Print exactly the lines below between the line containing "Write the React, TypeScript" and the line containing "const zip = (xs: number[], ys: number[])", counting both of those lines. Leave pictures out.

## [Records]
>> Begin
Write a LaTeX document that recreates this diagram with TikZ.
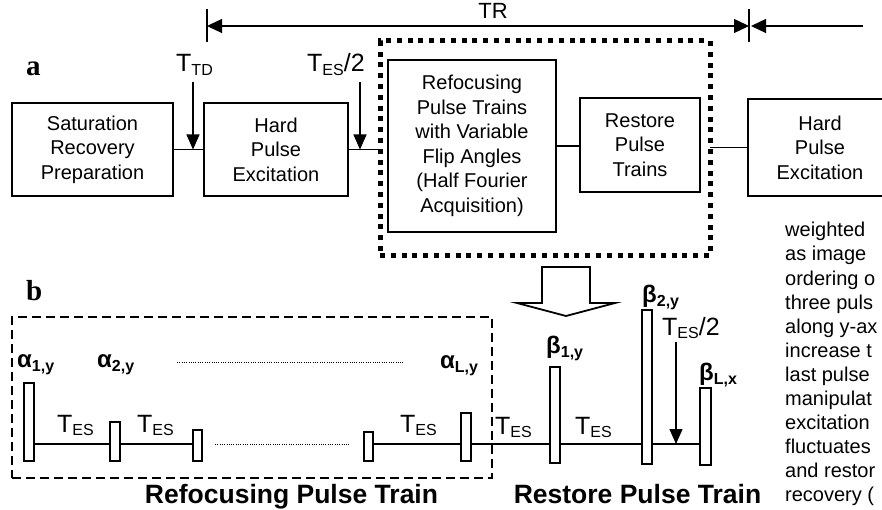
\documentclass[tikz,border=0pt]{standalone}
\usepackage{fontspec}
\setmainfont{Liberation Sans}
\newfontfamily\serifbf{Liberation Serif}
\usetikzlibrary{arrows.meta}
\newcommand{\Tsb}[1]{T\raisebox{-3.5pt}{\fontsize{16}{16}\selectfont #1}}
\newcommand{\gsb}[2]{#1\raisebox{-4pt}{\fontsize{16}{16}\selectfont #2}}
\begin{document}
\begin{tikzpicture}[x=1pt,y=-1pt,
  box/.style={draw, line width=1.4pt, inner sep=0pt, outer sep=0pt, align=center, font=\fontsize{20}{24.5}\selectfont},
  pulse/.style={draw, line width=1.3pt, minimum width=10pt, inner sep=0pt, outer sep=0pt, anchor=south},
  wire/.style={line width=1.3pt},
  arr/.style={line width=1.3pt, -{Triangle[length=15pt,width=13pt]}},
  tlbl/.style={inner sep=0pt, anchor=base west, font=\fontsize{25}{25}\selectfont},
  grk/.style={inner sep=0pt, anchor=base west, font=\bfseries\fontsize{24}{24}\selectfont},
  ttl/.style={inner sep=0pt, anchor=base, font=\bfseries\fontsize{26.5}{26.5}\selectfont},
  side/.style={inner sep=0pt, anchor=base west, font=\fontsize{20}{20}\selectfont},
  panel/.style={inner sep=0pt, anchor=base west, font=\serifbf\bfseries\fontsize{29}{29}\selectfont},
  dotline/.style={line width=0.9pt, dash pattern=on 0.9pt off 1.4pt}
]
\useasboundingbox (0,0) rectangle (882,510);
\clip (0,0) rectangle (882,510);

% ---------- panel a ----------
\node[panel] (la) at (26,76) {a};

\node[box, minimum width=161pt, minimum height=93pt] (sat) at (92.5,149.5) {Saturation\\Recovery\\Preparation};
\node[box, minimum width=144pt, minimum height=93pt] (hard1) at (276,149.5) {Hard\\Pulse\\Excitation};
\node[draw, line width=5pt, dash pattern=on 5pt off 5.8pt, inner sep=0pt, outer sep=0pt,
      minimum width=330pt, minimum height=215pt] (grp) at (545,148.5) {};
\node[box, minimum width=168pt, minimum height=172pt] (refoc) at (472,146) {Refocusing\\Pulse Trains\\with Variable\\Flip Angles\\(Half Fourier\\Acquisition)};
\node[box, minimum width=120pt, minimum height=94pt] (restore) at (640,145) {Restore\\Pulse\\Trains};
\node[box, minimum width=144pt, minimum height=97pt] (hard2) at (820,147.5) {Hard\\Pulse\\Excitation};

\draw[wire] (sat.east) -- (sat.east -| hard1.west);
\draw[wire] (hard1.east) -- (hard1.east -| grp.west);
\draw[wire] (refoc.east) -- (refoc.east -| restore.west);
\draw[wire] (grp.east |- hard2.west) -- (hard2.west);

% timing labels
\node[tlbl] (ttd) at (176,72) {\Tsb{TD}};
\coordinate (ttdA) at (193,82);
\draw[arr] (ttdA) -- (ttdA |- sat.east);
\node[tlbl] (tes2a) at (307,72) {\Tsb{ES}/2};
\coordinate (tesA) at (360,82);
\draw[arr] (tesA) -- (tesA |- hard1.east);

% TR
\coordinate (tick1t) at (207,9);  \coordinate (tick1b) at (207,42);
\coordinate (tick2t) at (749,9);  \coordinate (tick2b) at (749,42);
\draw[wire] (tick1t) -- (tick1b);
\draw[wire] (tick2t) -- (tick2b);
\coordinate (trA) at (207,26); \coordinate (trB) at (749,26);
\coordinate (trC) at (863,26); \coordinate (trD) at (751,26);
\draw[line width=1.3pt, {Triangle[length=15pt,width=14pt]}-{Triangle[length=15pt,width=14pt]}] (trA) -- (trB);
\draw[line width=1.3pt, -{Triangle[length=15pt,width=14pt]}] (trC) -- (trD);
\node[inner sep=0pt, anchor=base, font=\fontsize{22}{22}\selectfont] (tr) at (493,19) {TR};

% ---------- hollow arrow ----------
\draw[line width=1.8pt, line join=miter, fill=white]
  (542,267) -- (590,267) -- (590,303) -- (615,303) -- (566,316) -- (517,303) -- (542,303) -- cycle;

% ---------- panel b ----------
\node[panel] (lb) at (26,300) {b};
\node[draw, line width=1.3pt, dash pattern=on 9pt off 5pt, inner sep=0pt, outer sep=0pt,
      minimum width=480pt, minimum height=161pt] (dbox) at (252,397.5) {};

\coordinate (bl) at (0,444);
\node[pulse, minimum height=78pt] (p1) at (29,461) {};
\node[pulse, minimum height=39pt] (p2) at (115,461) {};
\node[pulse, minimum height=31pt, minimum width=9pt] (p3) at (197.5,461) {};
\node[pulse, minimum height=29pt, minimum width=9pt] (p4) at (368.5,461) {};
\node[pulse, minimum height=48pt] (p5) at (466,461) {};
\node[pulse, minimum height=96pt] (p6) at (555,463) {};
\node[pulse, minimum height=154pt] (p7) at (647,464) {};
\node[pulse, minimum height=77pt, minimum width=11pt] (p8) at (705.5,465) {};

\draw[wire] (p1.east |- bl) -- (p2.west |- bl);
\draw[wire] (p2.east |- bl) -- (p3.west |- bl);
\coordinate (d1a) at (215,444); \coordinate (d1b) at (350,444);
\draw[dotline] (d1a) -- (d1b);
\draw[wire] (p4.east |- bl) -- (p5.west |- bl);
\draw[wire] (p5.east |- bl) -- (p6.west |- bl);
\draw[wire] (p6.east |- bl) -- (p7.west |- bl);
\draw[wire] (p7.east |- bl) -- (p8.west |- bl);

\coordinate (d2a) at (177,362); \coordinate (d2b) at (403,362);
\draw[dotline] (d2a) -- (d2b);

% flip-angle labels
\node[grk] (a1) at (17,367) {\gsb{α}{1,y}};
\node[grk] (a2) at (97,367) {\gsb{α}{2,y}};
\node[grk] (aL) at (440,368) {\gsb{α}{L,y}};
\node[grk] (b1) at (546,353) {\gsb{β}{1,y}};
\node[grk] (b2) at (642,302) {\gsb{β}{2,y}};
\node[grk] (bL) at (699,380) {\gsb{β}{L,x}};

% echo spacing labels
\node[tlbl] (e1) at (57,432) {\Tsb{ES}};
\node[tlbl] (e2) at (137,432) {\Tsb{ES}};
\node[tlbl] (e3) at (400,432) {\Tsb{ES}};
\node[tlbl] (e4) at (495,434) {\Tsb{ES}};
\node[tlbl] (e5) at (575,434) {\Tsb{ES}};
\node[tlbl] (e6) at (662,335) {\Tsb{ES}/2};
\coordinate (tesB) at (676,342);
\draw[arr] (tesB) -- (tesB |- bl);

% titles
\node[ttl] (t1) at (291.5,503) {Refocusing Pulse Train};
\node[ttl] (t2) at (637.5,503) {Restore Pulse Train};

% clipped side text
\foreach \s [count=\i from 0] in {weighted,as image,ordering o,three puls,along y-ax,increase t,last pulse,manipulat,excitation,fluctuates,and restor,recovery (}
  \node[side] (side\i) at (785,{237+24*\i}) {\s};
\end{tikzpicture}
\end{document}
>> End
>> Begin
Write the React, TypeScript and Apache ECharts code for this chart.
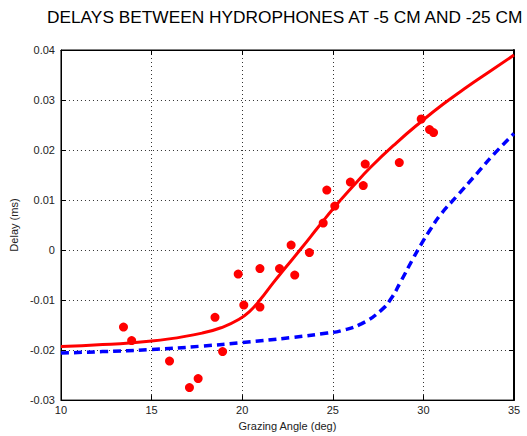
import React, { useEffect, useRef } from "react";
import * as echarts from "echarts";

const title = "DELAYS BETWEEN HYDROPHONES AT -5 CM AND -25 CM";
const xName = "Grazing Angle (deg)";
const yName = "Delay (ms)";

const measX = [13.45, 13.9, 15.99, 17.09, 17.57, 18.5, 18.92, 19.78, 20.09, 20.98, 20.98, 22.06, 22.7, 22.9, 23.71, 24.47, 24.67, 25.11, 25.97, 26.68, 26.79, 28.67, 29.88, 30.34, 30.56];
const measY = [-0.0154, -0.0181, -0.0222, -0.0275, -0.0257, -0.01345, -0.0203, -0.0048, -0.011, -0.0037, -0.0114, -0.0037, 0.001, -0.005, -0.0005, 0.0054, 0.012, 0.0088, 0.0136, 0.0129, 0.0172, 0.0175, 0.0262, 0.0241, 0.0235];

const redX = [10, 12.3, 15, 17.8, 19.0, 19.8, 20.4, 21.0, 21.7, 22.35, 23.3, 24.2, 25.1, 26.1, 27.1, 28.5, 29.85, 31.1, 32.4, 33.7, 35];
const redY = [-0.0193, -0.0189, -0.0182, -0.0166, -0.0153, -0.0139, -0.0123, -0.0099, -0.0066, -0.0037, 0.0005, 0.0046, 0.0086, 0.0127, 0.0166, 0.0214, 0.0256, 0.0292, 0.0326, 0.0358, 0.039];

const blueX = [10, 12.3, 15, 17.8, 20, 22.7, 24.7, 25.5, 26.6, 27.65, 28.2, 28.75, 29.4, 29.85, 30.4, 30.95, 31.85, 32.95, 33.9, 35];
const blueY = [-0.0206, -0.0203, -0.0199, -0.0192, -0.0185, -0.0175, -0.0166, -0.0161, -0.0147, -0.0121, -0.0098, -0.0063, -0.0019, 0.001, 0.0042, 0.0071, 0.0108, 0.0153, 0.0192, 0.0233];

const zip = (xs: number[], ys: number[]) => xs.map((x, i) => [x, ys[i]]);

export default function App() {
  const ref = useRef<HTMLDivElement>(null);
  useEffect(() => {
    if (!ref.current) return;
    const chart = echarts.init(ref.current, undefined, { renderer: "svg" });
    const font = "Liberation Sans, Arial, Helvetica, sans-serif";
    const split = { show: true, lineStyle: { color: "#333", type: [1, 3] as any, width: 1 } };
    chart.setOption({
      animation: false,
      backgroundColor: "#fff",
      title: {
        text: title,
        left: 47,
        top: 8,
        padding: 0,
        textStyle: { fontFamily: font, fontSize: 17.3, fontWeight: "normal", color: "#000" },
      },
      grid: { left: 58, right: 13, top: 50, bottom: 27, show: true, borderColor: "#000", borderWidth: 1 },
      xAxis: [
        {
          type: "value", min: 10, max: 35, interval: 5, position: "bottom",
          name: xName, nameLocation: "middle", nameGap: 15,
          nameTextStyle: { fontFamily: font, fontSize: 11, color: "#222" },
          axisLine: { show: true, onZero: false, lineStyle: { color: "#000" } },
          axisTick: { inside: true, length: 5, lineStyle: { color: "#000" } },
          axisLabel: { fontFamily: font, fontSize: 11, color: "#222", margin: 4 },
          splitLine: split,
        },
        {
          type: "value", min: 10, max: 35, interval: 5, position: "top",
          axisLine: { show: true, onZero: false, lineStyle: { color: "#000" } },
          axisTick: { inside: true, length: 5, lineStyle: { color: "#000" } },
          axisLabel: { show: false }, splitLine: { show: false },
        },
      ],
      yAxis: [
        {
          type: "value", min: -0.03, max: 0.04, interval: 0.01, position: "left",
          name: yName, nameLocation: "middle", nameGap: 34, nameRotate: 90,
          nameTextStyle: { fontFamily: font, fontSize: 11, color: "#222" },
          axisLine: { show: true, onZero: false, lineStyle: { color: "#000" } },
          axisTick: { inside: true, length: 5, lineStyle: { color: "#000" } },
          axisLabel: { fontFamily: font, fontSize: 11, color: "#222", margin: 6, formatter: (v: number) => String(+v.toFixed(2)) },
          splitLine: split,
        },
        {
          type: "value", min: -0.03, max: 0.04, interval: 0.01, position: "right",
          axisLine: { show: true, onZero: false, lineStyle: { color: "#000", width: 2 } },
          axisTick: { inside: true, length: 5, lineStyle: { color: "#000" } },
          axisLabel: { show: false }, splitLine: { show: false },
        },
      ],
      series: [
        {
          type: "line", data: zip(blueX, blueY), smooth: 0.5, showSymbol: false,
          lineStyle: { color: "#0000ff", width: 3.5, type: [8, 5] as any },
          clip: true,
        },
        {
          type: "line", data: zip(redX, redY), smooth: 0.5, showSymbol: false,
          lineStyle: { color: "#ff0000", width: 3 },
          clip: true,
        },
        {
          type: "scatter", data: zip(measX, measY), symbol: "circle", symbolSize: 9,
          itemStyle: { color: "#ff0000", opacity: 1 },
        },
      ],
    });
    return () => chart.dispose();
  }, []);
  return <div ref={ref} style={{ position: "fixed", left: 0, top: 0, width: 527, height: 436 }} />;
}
>> End
>> Begin
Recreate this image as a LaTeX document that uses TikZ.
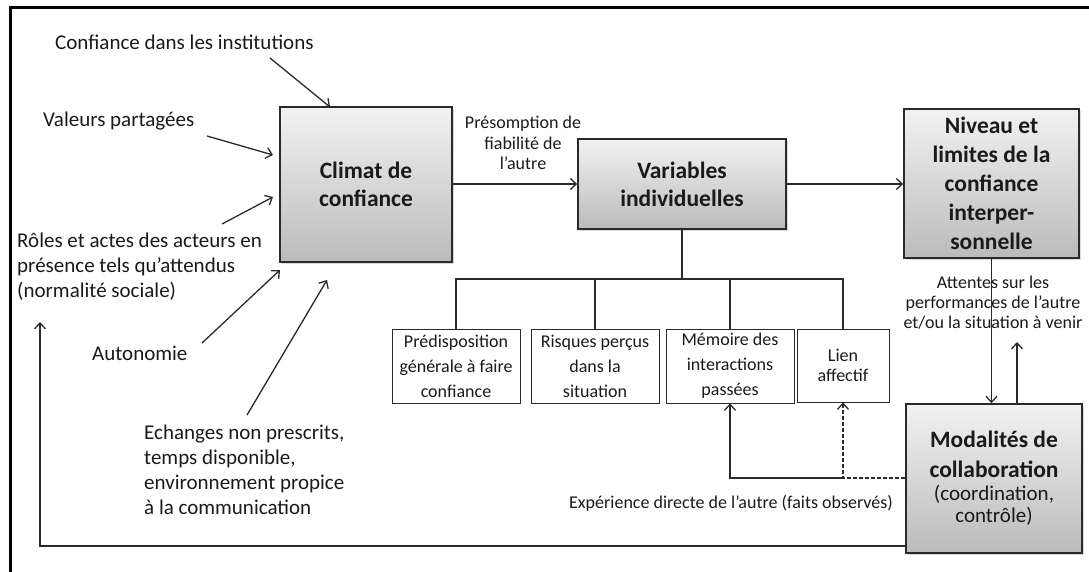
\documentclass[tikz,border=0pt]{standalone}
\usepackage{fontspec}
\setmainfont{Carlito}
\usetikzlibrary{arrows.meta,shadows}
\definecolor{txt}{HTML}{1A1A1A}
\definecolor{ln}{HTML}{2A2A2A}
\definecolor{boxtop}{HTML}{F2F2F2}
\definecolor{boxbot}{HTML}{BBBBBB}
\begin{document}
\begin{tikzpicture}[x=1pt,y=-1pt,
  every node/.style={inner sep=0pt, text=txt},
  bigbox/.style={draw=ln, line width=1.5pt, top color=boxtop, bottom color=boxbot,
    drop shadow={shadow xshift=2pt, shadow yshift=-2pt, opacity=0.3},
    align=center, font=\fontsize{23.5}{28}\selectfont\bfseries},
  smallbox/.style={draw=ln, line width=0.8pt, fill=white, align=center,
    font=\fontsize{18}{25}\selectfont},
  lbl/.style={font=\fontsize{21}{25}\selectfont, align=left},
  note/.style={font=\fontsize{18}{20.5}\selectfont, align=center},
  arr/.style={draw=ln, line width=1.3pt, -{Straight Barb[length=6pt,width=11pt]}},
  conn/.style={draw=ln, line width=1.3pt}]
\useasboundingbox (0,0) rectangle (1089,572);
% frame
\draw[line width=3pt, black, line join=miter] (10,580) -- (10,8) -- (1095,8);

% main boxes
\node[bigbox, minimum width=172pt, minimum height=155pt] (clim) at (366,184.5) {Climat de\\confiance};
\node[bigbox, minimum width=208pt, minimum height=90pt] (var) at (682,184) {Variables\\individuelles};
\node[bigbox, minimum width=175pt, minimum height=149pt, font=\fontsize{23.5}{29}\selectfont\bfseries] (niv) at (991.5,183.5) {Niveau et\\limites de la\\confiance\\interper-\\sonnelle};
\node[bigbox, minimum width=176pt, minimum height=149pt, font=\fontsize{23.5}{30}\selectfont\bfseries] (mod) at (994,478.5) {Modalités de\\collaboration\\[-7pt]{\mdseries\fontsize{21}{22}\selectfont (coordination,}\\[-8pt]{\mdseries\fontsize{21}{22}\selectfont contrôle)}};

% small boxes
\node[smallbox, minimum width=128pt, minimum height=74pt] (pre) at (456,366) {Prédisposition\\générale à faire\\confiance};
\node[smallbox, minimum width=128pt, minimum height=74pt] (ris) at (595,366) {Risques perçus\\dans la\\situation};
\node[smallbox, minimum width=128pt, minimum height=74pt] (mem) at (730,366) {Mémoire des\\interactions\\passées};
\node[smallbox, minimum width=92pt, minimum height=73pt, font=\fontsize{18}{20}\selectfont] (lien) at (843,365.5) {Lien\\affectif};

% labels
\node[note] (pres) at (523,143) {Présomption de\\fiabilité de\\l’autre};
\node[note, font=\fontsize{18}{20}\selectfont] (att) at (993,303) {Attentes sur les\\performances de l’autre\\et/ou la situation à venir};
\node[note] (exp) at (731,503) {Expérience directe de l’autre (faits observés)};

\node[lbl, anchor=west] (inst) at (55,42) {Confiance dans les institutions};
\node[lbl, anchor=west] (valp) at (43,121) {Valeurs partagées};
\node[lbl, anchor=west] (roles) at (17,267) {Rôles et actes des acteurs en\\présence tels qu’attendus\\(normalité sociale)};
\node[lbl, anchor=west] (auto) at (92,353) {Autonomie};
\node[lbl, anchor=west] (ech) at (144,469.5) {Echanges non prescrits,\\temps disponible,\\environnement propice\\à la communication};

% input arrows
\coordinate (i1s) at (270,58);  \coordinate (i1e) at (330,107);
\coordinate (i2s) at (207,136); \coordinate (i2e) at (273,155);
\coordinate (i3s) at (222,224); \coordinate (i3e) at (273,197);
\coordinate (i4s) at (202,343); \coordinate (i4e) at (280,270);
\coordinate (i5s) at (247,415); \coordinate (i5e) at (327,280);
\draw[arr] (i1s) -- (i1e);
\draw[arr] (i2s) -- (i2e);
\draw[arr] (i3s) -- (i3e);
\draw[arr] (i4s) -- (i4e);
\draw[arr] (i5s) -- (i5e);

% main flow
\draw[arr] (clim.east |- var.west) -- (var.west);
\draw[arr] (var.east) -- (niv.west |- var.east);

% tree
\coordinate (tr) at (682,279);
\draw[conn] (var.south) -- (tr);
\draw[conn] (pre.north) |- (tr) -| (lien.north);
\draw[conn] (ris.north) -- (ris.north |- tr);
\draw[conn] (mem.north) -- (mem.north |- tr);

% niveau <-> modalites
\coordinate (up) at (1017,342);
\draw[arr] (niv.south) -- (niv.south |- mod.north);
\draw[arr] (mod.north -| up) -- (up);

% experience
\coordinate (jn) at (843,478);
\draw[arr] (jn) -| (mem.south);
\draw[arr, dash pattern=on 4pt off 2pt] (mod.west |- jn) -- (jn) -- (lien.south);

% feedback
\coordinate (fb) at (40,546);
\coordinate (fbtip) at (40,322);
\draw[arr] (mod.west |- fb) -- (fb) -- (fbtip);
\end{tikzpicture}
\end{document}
>> End
## [Response]
Write the React, TypeScript and Apache ECharts code for this chart.
import React, { useEffect, useRef } from "react";
import * as echarts from "echarts";

const title = "DELAYS BETWEEN HYDROPHONES AT -5 CM AND -25 CM";
const xName = "Grazing Angle (deg)";
const yName = "Delay (ms)";

const measX = [13.45, 13.9, 15.99, 17.09, 17.57, 18.5, 18.92, 19.78, 20.09, 20.98, 20.98, 22.06, 22.7, 22.9, 23.71, 24.47, 24.67, 25.11, 25.97, 26.68, 26.79, 28.67, 29.88, 30.34, 30.56];
const measY = [-0.0154, -0.0181, -0.0222, -0.0275, -0.0257, -0.01345, -0.0203, -0.0048, -0.011, -0.0037, -0.0114, -0.0037, 0.001, -0.005, -0.0005, 0.0054, 0.012, 0.0088, 0.0136, 0.0129, 0.0172, 0.0175, 0.0262, 0.0241, 0.0235];

const redX = [10, 12.3, 15, 17.8, 19.0, 19.8, 20.4, 21.0, 21.7, 22.35, 23.3, 24.2, 25.1, 26.1, 27.1, 28.5, 29.85, 31.1, 32.4, 33.7, 35];
const redY = [-0.0193, -0.0189, -0.0182, -0.0166, -0.0153, -0.0139, -0.0123, -0.0099, -0.0066, -0.0037, 0.0005, 0.0046, 0.0086, 0.0127, 0.0166, 0.0214, 0.0256, 0.0292, 0.0326, 0.0358, 0.039];

const blueX = [10, 12.3, 15, 17.8, 20, 22.7, 24.7, 25.5, 26.6, 27.65, 28.2, 28.75, 29.4, 29.85, 30.4, 30.95, 31.85, 32.95, 33.9, 35];
const blueY = [-0.0206, -0.0203, -0.0199, -0.0192, -0.0185, -0.0175, -0.0166, -0.0161, -0.0147, -0.0121, -0.0098, -0.0063, -0.0019, 0.001, 0.0042, 0.0071, 0.0108, 0.0153, 0.0192, 0.0233];

const zip = (xs: number[], ys: number[]) => xs.map((x, i) => [x, ys[i]]);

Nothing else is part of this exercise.